Pemerintah Kota Beijing pada Rabu (1/6) telah mengeluarkan imbauan kepada warga setempat agar tidak meninggalkan wilayah Ibu Kota selama musim liburan Festival Perahu Naga tahun ini.

Imbauan tersebut didasarkan pada situasi masih adanya penambahan kasus harian COVID-19 di Beijing sehingga dianggap belum sepenuhnya terbebas dari risiko penularan dalam standar minimum kebijakan nol kasus yang diberlakukan secara meluas di wilayah China daratan.

Bagi mereka yang berduit dan bermobil bisa berlibur di distrik pinggiran yang menawarkan objek menarik, seperti Mentougou, Pinggu, Huairou, Miyun, dan Yanqing.

Hanya sebagian kecil warga Beijing yang memiliki mobil karena adanya pembatasan jumlah kendaraan bermotor sehingga tidak semua bisa menghabiskan waktu liburan tiga hari itu di objek-objek wisata alam tersebut. Objek wisata dan pusat jajanan favorit warga Beijing, seperti Nanluoguxiang, masih belum buka.

Demikian halnya dengan kafe dan restoran yang tersebar di Distrik Chaoyang juga masih tutup karena distrik tersebut masih menjadi penyumbang kasus harian.

Sejumlah diaspora Indonesia di Beijing tak kekurangan akal dalam menandai masuknya musim panas itu.

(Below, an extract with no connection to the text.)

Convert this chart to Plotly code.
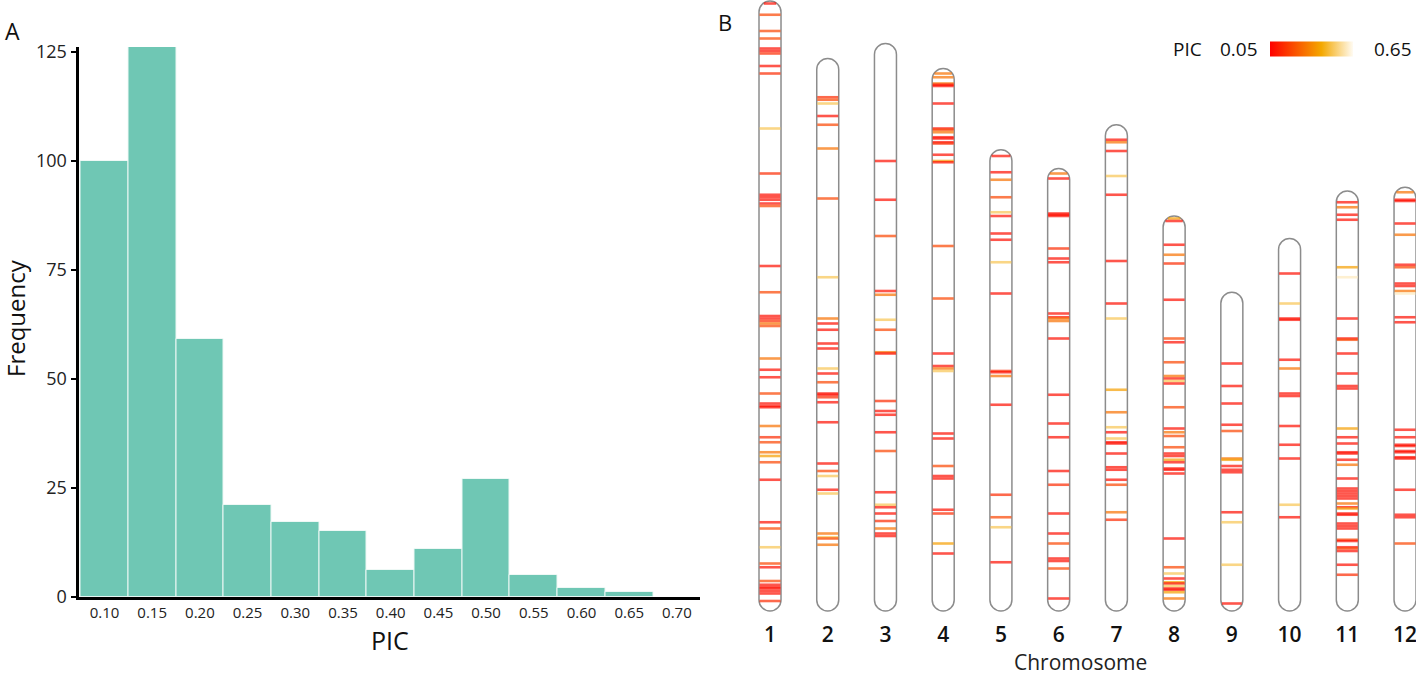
import math
import plotly.graph_objects as go

# ---------------- Panel A data (histogram of PIC) ----------------
pic_bins = [0.10, 0.15, 0.20, 0.25, 0.30, 0.35, 0.40, 0.45, 0.50, 0.55, 0.60, 0.65]
pic_counts = [100, 126, 59, 21, 17, 15, 6, 11, 27, 5, 2, 1]
pic_ticks = [0.10, 0.15, 0.20, 0.25, 0.30, 0.35, 0.40, 0.45, 0.50, 0.55, 0.60, 0.65, 0.70]
freq_ticks = [0, 25, 50, 75, 100, 125]

# ---------------- Panel B data (marker positions, Mb from top; PIC) ----------------
chrom_names = ["1", "2", "3", "4", "5", "6", "7", "8", "9", "10", "11", "12"]
chrom_len = [48.8, 44.2, 45.4, 43.4, 36.9, 35.4, 38.9, 31.6, 25.5, 29.8, 33.6, 33.9]

chr1_pos = [0.2, 1.1, 2.4, 3.0, 3.8, 4.0, 4.2, 5.2, 5.8, 10.2, 13.8, 15.5, 15.7, 15.9, 16.2, 16.4,
            21.2, 23.3, 25.2, 25.4, 25.6, 25.8, 26.0, 28.6, 29.5, 30.1, 31.4, 32.2, 32.4, 32.5,
            34.0, 34.9, 35.3, 36.1, 36.4, 36.9, 38.3, 41.7, 42.2, 43.7, 45.0, 45.3, 46.4, 46.7,
            46.9, 47.0, 47.2, 47.4, 48.0]
chr1_pic = [.08, .20, .20, .20, .08, .08, .14, .08, .14, .50, .14, .08, .08, .08, .08, .20,
            .08, .20, .08, .08, .14, .30, .20, .30, .08, .08, .20, .08, .08, .08,
            .30, .14, .20, .30, .40, .20, .08, .08, .20, .50, .20, .08, .20, .08,
            .08, .08, .08, .08, .14]

chr2_pos = [3.1, 3.3, 3.6, 4.6, 5.3, 7.2, 11.2, 17.5, 20.8, 21.2, 21.7, 22.8, 23.2, 24.8, 25.2,
            25.9, 26.8, 26.9, 27.1, 27.5, 29.1, 32.4, 33.0, 33.4, 34.5, 34.8, 38.0, 38.3, 38.4, 38.9]
chr2_pic = [.14, .20, .50, .08, .20, .30, .20, .50, .30, .08, .08, .08, .08, .50, .08,
            .20, .08, .08, .14, .08, .08, .08, .20, .50, .08, .50, .30, .50, .20, .30]

chr3_pos = [9.4, 12.5, 15.4, 19.8, 20.1, 22.1, 22.9, 24.7, 24.8, 28.6, 29.4, 29.7, 31.1, 32.6,
            35.9, 36.9, 37.1, 37.6, 38.2, 38.8, 39.2, 39.4]
chr3_pic = [.08, .08, .20, .08, .30, .50, .20, .30, .08, .14, .08, .08, .08, .20,
            .08, .50, .08, .08, .14, .30, .08, .08]

chr4_pos = [0.4, 0.7, 1.2, 1.3, 1.4, 2.8, 4.8, 4.9, 5.1, 5.5, 5.6, 5.9, 6.0, 6.9, 7.4, 7.5,
            14.2, 18.4, 22.8, 23.8, 24.0, 24.2, 29.2, 29.6, 31.8, 32.6, 32.8, 35.3, 35.6, 38.0, 38.8]
chr4_pic = [.30, .30, .30, .08, .08, .08, .08, .20, .30, .08, .08, .08, .14, .08, .40, .08,
            .20, .20, .08, .08, .30, .50, .08, .08, .20, .08, .08, .08, .14, .40, .08]

chr5_pos = [0.5, 1.8, 2.4, 3.8, 5.0, 5.3, 6.7, 7.2, 9.0, 11.5, 17.7, 17.8, 18.1, 20.4, 27.6,
            29.4, 30.2, 33.0]
chr5_pic = [.08, .08, .30, .20, .50, .08, .08, .08, .50, .08, .14, .08, .30, .08, .14,
            .20, .50, .08]

chr6_pos = [0.4, 0.8, 3.6, 3.7, 3.8, 6.4, 7.2, 7.5, 11.6, 11.9, 12.0, 12.2, 13.6, 18.1, 20.4,
            21.5, 24.2, 25.3, 27.6, 29.2, 30.0, 31.2, 31.4, 32.0, 34.4]
chr6_pic = [.30, .08, .08, .08, .08, .14, .08, .08, .08, .08, .30, .30, .08, .08, .08,
            .08, .08, .14, .08, .08, .20, .08, .08, .20, .08]

chr7_pos = [1.2, 1.4, 2.1, 4.1, 5.6, 10.9, 14.3, 15.5, 21.2, 23.0, 24.2, 24.6, 25.1, 25.4, 25.5,
            26.3, 27.4, 27.6, 28.4, 28.8, 31.0, 31.6]
chr7_pic = [.08, .30, .08, .50, .08, .08, .08, .50, .40, .30, .50, .08, .50, .08, .08,
            .08, .08, .08, .08, .20, .30, .14]

chr8_pos = [0.2, 0.4, 2.3, 3.1, 3.8, 6.7, 9.8, 10.1, 11.7, 12.8, 13.0, 13.2, 13.4, 15.3, 17.0,
            17.3, 17.6, 18.5, 19.0, 19.2, 19.5, 19.7, 20.2, 20.3, 20.6, 25.8, 28.1, 28.6, 29.0,
            29.3, 29.4, 29.6, 29.8, 29.9, 30.1, 30.6]
chr8_pic = [.40, .08, .08, .30, .14, .08, .20, .08, .20, .30, .08, .50, .08, .20, .08,
            .30, .20, .20, .08, .08, .40, .08, .08, .08, .08, .08, .20, .50, .08,
            .40, .08, .50, .08, .08, .40, .30]

chr9_pos = [5.7, 7.5, 8.9, 10.6, 11.1, 13.3, 13.4, 13.9, 14.2, 14.4, 17.6, 18.4, 21.8, 24.9]
chr9_pic = [.08, .08, .08, .08, .20, .30, .40, .08, .08, .08, .08, .50, .50, .08]

chr10_pos = [2.8, 5.2, 6.4, 6.5, 9.7, 10.4, 12.4, 12.6, 15.0, 16.5, 17.6, 21.3, 22.3]
chr10_pic = [.08, .50, .08, .08, .08, .30, .08, .08, .08, .08, .08, .50, .08]

chr11_pos = [0.9, 1.3, 1.9, 2.3, 6.1, 6.9, 10.2, 11.8, 11.9, 13.0, 14.6, 15.6, 15.8, 19.0, 19.7,
             20.2, 20.9, 21.0, 21.5, 21.9, 23.0, 23.8, 24.0, 24.2, 24.4, 24.6, 25.0, 25.3, 25.4,
             25.8, 25.9, 26.6, 26.8, 27.0, 27.9, 28.0, 28.5, 28.6, 28.8, 29.9, 30.7]
chr11_pic = [.08, .30, .08, .08, .40, .60, .08, .08, .20, .08, .08, .08, .08, .40, .08,
             .08, .08, .08, .08, .30, .08, .08, .08, .08, .08, .08, .30, .08, .40,
             .08, .08, .08, .08, .08, .20, .08, .08, .20, .08, .08, .14]

chr12_pos = [0.4, 1.0, 1.1, 2.9, 3.8, 6.2, 6.4, 7.7, 7.9, 8.3, 8.5, 10.4, 10.8, 19.4, 20.0,
             20.6, 20.7, 21.1, 21.2, 21.6, 21.7, 24.2, 26.2, 26.4, 28.5]
chr12_pic = [.30, .08, .08, .08, .30, .08, .20, .08, .08, .30, .60, .08, .08, .08, .08,
             .08, .08, .08, .08, .08, .08, .08, .08, .08, .20]

all_pos = [chr1_pos, chr2_pos, chr3_pos, chr4_pos, chr5_pos, chr6_pos,
           chr7_pos, chr8_pos, chr9_pos, chr10_pos, chr11_pos, chr12_pos]
all_pic = [chr1_pic, chr2_pic, chr3_pic, chr4_pic, chr5_pic, chr6_pic,
           chr7_pic, chr8_pic, chr9_pic, chr10_pic, chr11_pic, chr12_pic]

# ---------------- style / layout constants ----------------
W, H = 1416, 677
FONT = "Open Sans"
BAR_COLOR = "#6fc7b4"
PIC_SCALE = [[0.0, "#ff0000"], [0.62, "#f4a800"], [1.0, "#fffbf2"]]


def fx(p):
    """page pixel x -> paper fraction"""
    return p / W


def fy(p):
    """page pixel y -> paper fraction"""
    return 1 - p / H


# Panel B geometry (pixel based)
PX_PER_MB = 12.5
PX_PER_CHR = 57.73
HALF_W_PX = 11.0
MARK_HALF_PX = 10.5
xb0_px = 741.14
xb_end_px = W
xb_range = [0.5, 0.5 + (xb_end_px - xb0_px) / PX_PER_CHR]
yb_bottom_px = 614
yb_zero_px = 611
yb_top_px = 0
yb_range = [-(yb_bottom_px - yb_zero_px) / PX_PER_MB, (yb_zero_px - yb_top_px) / PX_PER_MB]

fig = go.Figure()

# ---- Panel A: histogram ----
fig.add_trace(go.Bar(
    x=pic_bins, y=pic_counts, width=0.05,
    marker=dict(color=BAR_COLOR, line=dict(color="#eef8f5", width=1)),
    xaxis="x", yaxis="y", showlegend=False, hoverinfo="x+y",
))

# ---- Panel B: chromosome outlines ----
hw = HALF_W_PX / PX_PER_CHR
ry = HALF_W_PX / PX_PER_MB
k = 0.5523
shapes = []
for i, L in enumerate(chrom_len):
    xc = i + 1
    t, b = L, 0.0
    p = (f"M{xc-hw},{b+ry} L{xc-hw},{t-ry} "
         f"C{xc-hw},{t-ry+k*ry} {xc-k*hw},{t} {xc},{t} "
         f"C{xc+k*hw},{t} {xc+hw},{t-ry+k*ry} {xc+hw},{t-ry} "
         f"L{xc+hw},{b+ry} "
         f"C{xc+hw},{b+ry-k*ry} {xc+k*hw},{b} {xc},{b} "
         f"C{xc-k*hw},{b} {xc-hw},{b+ry-k*ry} {xc-hw},{b+ry} Z")
    shapes.append(dict(type="path", path=p, xref="x2", yref="y2",
                       line=dict(color="#8c8c8c", width=1.5),
                       fillcolor="white", layer="below"))

# ---- Panel B: markers ----
mx, my, mc, ms = [], [], [], []
for i, (L, poss, pics) in enumerate(zip(chrom_len, all_pos, all_pic)):
    for p, v in zip(poss, pics):
        mx.append(i + 1)
        my.append(L - p)
        mc.append(v)
        d_top = p * PX_PER_MB
        d_bot = (L - p) * PX_PER_MB
        half = MARK_HALF_PX
        for dd in (d_top, d_bot):
            if dd < HALF_W_PX:
                off = HALF_W_PX - dd
                half = min(half, math.sqrt(max(MARK_HALF_PX**2 - off**2, 1.0)))
        ms.append(2 * half / 1.4)

fig.add_trace(go.Scatter(
    x=mx, y=my, mode="markers", xaxis="x2", yaxis="y2",
    showlegend=False, hoverinfo="y", cliponaxis=False,
    marker=dict(symbol="line-ew-open", size=ms, color=mc,
                colorscale=PIC_SCALE, cmin=0.05, cmax=0.65,
                line=dict(width=2.6),
                showscale=True,
                colorbar=dict(orientation="h", x=fx(1311.5), xanchor="center",
                              y=fy(48.5), yanchor="middle",
                              len=83, lenmode="pixels", thickness=15,
                              outlinewidth=0, showticklabels=False, ticks="",
                              xpad=0, ypad=0)),
))


def ann(text, x, y, size, angle=0, color="#111", weight=None):
    f = dict(family=FONT, size=size, color=color)
    if weight:
        f["weight"] = weight
    return dict(text=text, x=fx(x), y=fy(y), xref="paper", yref="paper",
                textangle=angle, xanchor="center", yanchor="middle",
                showarrow=False, font=f)


annotations = [
    ann("A", 12, 31, 23),
    ann("B", 725, 22, 22),
    ann("Frequency", 15, 318, 24, angle=-90),
    ann("PIC", 390, 640, 25),
    ann("Chromosome", 1080, 662, 21, color="#222"),
    ann("PIC", 1187, 48.5, 19),
    ann("0.05", 1239, 48.5, 19),
    ann("0.65", 1393, 48.5, 19),
]

fig.update_layout(
    width=W, height=H,
    margin=dict(l=0, r=0, t=0, b=0, autoexpand=False),
    paper_bgcolor="white", plot_bgcolor="white",
    bargap=0,
    shapes=shapes,
    annotations=annotations,
    xaxis=dict(domain=[fx(78.5), fx(700)], range=[0.0712 + 1.5 / 954, 0.7242],
               tickvals=pic_ticks, tickformat=".2f",
               showline=True, linecolor="black", linewidth=3,
               ticks="", showgrid=False, zeroline=False,
               tickfont=dict(family=FONT, size=15, color="#222")),
    yaxis=dict(domain=[fy(596.5), fy(47)], range=[0, 126.1],
               tickvals=freq_ticks,
               showline=True, linecolor="black", linewidth=3,
               ticks="outside", ticklen=5, tickwidth=1.5, tickcolor="black",
               showgrid=False, zeroline=False,
               tickfont=dict(family=FONT, size=18, color="#222")),
    xaxis2=dict(domain=[fx(xb0_px), fx(xb_end_px)], range=xb_range, anchor="y2",
                tickvals=list(range(1, 13)), ticktext=chrom_names,
                ticks="outside", ticklen=2, tickcolor="rgba(0,0,0,0)",
                ticklabeloverflow="allow",
                showline=False, showgrid=False, zeroline=False,
                tickfont=dict(family=FONT, size=21, color="#111", weight=600)),
    yaxis2=dict(domain=[fy(yb_bottom_px), fy(yb_top_px)], range=yb_range, anchor="x2",
                visible=False, showgrid=False, zeroline=False),
)

fig.write_html("out.html",
               config={"displayModeBar": False},
               post_script="document.body.style.margin='0';"
                           "document.body.style.overflow='hidden';")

Para diaspora turut mentradisikan makan nasi pulut atau bakcang dalam perayaan yang juga dikenal dengan nama "duanwujie" atau "zhongxiaojie" atau "longchuanjie".

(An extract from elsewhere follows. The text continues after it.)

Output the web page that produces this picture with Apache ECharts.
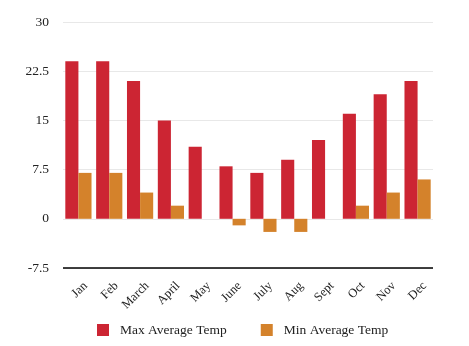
<!DOCTYPE html>
<html>
<head>
<meta charset="utf-8">
<script src="https://cdn.jsdelivr.net/npm/echarts@6/dist/echarts.min.js"></script>
<style>
  html, body { margin: 0; padding: 0; background: #fff; }
  #chart { width: 469px; height: 346px; }
</style>
</head>
<body>
<div id="chart"></div>
<script>
// Monthly temperature averages
const months = ['Jan', 'Feb', 'March', 'April', 'May', 'June', 'July', 'Aug', 'Sept', 'Oct', 'Nov', 'Dec'];
const maxTemp = [24, 24, 21, 15, 11, 8, 7, 9, 12, 16, 19, 21];
const minTemp = [7, 7, 4, 2, 0, -1, -2, -2, 0, 2, 4, 6];
const yTicks = [-7.5, 0, 7.5, 15, 22.5, 30];

const font = '"Liberation Serif", "Times New Roman", serif';
const chart = echarts.init(document.getElementById('chart'), null, { renderer: 'canvas' });

chart.setOption({
  animation: false,
  textStyle: { fontFamily: font },
  grid: { left: 63, right: 36, top: 22, bottom: 78 },
  legend: {
    left: 92,
    bottom: 4,
    itemWidth: 12,
    itemHeight: 12,
    itemGap: 34,
    icon: 'rect',
    textStyle: { fontFamily: font, fontSize: 13.5, color: '#222', padding: [0, 0, 0, 6] },
    data: ['Max Average Temp', 'Min Average Temp']
  },
  xAxis: {
    type: 'category',
    data: months,
    axisLine: { show: false },
    axisTick: { show: false },
    axisLabel: {
      rotate: 45,
      interval: 0,
      fontFamily: font,
      fontSize: 12.5,
      color: '#222',
      margin: 23,
      padding: [0, -10, 0, 0]
    }
  },
  yAxis: {
    type: 'value',
    min: yTicks[0],
    max: yTicks[yTicks.length - 1],
    interval: 7.5,
    axisLine: { show: false },
    axisTick: { show: false },
    axisLabel: {
      fontFamily: font,
      fontSize: 13.5,
      color: '#222',
      margin: 14,
      formatter: v => String(v)
    },
    splitLine: {
      lineStyle: { color: '#e8e8e8', width: 1 }
    }
  },
  series: [
    {
      name: 'Max Average Temp',
      type: 'bar',
      data: maxTemp,
      barGap: '0%',
      barCategoryGap: '15%',
      itemStyle: { color: '#CC2533' }
    },
    {
      name: 'Min Average Temp',
      type: 'bar',
      data: minTemp,
      itemStyle: { color: '#D4822B' },
      markLine: {
        silent: true,
        symbol: 'none',
        label: { show: false },
        lineStyle: { color: '#000', type: 'solid', width: 1.5 },
        data: [{ yAxis: yTicks[0] }]
      }
    }
  ]
});
</script>
</body>
</html>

Festival Perahu Naga identik dengan bakcang yang dalam bahasa Mandarinnya adalah "zongzi" atau nasi ketan yang dibungkus daun mirip kue lepat. Isinya bisa bermacam-macam, ada kacang hijau, kacang merah, kurma, atau daging, tergantung selera.

Secara kebetulan, tradisi duanwujie untuk memperingati kematian penyair China kuno Qu Yuan itu jatuh pada hari Jumat sehingga suasana Kedutaan Besar RI di Beijing tetap ramai meskipun hari libur untuk menyesuaikan kalender nasional China.

Dengan lahap mereka menyantap bakcang isi kacang merah dan kurma yang disajikan dalam kondisi suam itu selepas shalat Jumat di aula serba guna KBRI Beijing yang dalam tiga bulan terakhir disulap menjadi musala setelah masjid-masjid di Ibu Kota ditutup total sejak awal 2022 dengan alasan pandemi.

Satu lagi, bakcang tersebut ternyata menjadi suguhan bagi jamaah Jumat anggota majelis taklim At Taqwa KBRI Beijing yang siang itu juga melaksanakan shalat gaib untuk Emmeril Kahn Mumtadz (23), putra Gubernur Jawa Timur Ridwan Kamil, yang hilang di Sungai Aaree, Swiss.